- Problem description: Return, exactly as written, the lines from the one containing "Convert this chart" through the one containing "import matplotlib.pyplot as plt", with both ends included.
=======
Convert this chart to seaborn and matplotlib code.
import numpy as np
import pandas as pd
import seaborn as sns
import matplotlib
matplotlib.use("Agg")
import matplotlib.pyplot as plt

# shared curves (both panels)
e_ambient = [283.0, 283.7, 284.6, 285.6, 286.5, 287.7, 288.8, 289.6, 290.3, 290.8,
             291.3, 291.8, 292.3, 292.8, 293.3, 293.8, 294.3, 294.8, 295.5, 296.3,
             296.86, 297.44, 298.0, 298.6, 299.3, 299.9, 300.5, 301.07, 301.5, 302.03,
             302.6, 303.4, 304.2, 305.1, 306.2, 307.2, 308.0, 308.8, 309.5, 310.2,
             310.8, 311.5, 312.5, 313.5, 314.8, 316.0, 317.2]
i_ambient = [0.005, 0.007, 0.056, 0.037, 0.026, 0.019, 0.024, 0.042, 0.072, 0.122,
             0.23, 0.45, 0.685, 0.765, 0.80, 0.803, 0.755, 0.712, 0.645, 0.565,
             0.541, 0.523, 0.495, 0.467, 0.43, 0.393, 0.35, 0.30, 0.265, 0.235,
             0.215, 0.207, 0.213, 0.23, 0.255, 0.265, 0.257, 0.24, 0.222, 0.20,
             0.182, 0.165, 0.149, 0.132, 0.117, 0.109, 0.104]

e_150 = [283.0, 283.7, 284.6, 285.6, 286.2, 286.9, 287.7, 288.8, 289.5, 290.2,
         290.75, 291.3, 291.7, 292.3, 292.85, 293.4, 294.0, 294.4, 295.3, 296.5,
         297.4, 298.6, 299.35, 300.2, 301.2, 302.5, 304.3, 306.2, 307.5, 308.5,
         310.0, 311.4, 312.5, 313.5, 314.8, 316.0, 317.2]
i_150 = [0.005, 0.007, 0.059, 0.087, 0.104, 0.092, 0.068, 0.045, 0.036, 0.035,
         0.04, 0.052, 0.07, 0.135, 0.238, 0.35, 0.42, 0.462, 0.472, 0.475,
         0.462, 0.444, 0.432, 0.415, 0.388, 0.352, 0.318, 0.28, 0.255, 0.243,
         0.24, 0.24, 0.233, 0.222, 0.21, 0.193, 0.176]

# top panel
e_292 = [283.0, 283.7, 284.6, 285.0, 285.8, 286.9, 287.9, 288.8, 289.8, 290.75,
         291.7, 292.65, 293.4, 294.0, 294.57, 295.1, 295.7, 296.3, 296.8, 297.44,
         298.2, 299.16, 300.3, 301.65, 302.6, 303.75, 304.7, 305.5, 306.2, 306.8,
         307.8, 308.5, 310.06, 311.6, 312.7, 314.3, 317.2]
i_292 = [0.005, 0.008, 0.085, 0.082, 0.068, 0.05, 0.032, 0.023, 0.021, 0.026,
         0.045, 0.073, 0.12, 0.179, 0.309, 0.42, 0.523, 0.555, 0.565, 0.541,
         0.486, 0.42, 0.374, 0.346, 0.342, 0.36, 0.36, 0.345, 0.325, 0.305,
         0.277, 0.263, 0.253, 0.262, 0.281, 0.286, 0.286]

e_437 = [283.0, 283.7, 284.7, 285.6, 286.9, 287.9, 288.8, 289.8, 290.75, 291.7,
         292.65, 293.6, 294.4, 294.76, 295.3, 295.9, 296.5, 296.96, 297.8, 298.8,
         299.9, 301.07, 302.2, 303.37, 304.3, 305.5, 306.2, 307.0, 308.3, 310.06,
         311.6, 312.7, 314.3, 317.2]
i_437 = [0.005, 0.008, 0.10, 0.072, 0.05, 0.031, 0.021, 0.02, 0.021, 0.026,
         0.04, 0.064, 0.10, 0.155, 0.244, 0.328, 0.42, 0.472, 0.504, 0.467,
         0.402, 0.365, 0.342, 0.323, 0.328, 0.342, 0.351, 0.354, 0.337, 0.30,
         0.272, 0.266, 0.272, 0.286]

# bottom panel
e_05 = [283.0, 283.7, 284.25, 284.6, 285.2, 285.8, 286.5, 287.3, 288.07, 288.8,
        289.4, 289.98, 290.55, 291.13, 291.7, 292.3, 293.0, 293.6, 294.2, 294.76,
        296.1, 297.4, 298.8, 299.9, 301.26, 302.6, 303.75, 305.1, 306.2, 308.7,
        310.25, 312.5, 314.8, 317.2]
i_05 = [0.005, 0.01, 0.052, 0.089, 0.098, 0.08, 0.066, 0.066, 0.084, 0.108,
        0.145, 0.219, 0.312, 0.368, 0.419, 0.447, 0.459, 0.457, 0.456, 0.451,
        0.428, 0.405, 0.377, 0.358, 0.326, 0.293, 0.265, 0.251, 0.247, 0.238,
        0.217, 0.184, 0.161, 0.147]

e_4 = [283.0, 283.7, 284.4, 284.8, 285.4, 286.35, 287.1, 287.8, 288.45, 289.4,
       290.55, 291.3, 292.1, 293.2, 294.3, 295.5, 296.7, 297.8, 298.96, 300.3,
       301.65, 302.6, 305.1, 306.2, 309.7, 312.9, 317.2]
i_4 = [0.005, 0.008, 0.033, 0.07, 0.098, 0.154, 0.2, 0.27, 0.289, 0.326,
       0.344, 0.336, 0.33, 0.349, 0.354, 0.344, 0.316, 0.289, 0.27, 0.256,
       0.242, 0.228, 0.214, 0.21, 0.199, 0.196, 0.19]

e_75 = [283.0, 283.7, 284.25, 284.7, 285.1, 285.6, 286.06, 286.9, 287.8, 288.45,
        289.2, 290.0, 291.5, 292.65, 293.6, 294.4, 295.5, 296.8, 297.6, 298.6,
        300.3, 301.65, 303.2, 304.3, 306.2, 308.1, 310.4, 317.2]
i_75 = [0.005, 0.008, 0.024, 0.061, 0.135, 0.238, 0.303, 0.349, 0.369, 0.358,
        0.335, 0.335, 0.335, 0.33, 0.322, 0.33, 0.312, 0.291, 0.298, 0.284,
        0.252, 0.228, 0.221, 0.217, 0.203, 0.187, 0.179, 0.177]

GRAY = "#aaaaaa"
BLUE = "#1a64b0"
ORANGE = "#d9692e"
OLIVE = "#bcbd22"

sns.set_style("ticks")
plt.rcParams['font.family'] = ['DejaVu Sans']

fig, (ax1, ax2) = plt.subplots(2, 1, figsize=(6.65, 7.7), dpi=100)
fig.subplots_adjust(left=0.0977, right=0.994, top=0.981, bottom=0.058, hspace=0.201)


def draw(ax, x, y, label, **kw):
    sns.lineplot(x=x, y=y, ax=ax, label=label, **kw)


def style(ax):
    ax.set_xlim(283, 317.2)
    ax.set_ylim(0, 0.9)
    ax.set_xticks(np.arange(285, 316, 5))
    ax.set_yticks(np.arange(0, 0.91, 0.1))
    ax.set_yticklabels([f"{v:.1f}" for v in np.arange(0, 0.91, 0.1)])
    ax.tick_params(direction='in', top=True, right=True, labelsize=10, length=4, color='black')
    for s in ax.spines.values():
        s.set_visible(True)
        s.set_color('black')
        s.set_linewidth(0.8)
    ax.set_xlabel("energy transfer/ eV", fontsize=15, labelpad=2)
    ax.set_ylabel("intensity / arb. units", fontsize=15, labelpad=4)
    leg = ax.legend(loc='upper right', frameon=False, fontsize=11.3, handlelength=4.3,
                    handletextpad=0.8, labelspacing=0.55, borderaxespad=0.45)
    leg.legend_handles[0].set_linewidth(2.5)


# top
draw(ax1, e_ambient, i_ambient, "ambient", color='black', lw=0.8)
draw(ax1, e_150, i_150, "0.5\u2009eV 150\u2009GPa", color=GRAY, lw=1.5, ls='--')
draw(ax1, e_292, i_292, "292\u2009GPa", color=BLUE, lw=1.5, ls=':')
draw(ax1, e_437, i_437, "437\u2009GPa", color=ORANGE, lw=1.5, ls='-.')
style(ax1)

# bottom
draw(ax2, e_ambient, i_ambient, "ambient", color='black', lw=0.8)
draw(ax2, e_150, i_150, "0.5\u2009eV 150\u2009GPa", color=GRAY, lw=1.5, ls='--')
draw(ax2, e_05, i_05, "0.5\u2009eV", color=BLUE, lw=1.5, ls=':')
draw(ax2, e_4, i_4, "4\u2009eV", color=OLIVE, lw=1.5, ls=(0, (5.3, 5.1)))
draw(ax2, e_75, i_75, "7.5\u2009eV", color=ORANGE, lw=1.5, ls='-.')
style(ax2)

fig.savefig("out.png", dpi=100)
=======
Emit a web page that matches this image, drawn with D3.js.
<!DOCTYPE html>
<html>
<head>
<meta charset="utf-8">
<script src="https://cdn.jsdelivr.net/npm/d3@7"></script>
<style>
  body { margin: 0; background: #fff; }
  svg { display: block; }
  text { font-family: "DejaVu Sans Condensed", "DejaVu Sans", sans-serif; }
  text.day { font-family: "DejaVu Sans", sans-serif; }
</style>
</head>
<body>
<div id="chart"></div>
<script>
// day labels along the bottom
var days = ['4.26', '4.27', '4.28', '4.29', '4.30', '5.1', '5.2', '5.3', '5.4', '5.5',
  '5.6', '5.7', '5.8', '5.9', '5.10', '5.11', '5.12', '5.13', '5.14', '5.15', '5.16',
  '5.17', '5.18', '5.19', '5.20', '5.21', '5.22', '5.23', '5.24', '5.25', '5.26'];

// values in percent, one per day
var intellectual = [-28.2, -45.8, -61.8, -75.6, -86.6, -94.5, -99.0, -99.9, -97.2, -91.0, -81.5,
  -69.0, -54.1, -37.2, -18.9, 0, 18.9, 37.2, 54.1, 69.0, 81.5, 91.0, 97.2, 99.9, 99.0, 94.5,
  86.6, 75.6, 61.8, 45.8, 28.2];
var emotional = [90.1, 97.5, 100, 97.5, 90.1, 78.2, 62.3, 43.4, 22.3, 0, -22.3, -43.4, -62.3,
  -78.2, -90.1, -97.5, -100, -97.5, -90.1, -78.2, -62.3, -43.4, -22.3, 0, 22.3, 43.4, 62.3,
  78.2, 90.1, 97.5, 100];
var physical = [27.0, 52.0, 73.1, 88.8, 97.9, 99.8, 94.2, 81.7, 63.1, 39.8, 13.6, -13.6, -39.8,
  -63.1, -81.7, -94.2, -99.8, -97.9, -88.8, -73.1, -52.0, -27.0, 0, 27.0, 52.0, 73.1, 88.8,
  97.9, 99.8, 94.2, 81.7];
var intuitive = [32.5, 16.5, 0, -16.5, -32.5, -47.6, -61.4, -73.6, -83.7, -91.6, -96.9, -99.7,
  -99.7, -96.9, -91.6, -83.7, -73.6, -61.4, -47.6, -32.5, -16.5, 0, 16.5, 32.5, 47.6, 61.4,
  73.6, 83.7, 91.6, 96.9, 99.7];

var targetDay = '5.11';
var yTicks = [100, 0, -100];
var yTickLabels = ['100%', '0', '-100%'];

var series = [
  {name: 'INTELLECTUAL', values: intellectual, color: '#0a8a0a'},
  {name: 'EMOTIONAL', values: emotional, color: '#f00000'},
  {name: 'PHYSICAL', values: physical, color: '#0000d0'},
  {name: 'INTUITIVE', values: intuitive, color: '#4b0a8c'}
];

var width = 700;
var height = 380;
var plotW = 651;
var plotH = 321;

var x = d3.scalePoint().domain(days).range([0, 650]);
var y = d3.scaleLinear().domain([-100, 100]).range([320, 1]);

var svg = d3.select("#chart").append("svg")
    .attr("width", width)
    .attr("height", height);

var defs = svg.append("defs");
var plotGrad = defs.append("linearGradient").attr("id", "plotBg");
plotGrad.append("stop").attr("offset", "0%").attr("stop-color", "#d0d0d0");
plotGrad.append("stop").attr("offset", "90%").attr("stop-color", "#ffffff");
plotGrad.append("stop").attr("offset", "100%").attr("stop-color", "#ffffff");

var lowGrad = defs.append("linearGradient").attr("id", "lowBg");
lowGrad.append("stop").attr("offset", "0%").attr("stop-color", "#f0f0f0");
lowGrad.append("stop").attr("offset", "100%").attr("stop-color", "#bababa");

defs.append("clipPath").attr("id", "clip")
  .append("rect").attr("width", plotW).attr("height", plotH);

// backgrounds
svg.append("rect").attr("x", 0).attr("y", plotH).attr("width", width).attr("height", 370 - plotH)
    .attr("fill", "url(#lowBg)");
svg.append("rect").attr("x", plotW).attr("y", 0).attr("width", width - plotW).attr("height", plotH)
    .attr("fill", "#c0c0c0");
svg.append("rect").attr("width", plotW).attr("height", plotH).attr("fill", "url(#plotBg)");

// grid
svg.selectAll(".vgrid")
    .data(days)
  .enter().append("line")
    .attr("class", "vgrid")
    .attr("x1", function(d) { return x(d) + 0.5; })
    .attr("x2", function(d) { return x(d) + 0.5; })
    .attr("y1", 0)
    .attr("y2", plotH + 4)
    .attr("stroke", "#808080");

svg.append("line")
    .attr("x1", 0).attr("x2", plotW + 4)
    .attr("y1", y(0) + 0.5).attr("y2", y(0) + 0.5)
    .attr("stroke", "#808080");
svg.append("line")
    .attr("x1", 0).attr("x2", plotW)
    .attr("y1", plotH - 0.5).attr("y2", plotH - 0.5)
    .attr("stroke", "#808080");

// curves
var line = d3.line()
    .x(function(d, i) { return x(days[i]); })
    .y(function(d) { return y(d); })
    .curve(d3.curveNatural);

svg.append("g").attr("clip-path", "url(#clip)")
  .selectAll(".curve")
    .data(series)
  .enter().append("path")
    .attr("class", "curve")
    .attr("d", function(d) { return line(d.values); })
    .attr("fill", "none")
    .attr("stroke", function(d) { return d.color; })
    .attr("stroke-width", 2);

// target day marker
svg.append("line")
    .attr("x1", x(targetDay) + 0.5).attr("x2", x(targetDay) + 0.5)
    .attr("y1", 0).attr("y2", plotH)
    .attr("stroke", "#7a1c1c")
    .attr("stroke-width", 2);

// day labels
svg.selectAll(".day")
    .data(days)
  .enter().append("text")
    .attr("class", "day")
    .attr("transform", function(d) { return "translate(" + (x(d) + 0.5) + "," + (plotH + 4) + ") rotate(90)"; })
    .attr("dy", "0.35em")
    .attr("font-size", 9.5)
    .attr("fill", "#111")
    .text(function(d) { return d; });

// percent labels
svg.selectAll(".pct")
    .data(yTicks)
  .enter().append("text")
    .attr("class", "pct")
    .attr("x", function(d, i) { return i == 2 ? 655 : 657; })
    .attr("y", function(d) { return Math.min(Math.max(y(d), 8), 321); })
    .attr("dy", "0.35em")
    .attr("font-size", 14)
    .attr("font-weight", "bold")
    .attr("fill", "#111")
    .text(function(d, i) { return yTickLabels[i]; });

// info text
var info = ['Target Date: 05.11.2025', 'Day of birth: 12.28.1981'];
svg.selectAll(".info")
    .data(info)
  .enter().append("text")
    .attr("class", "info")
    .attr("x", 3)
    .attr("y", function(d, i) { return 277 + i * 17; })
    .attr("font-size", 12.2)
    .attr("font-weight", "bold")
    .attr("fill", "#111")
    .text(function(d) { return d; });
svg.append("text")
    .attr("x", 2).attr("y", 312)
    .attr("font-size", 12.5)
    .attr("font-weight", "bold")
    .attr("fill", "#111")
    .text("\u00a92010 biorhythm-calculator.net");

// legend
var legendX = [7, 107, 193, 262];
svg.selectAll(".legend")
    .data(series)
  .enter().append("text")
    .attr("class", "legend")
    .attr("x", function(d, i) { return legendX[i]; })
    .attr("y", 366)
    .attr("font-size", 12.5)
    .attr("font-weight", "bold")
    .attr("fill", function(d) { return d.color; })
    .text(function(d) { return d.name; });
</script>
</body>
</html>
=======
- Task response:
Convert this chart to seaborn and matplotlib code.
import numpy as np
import pandas as pd
import seaborn as sns
import matplotlib
matplotlib.use("Agg")
import matplotlib.pyplot as plt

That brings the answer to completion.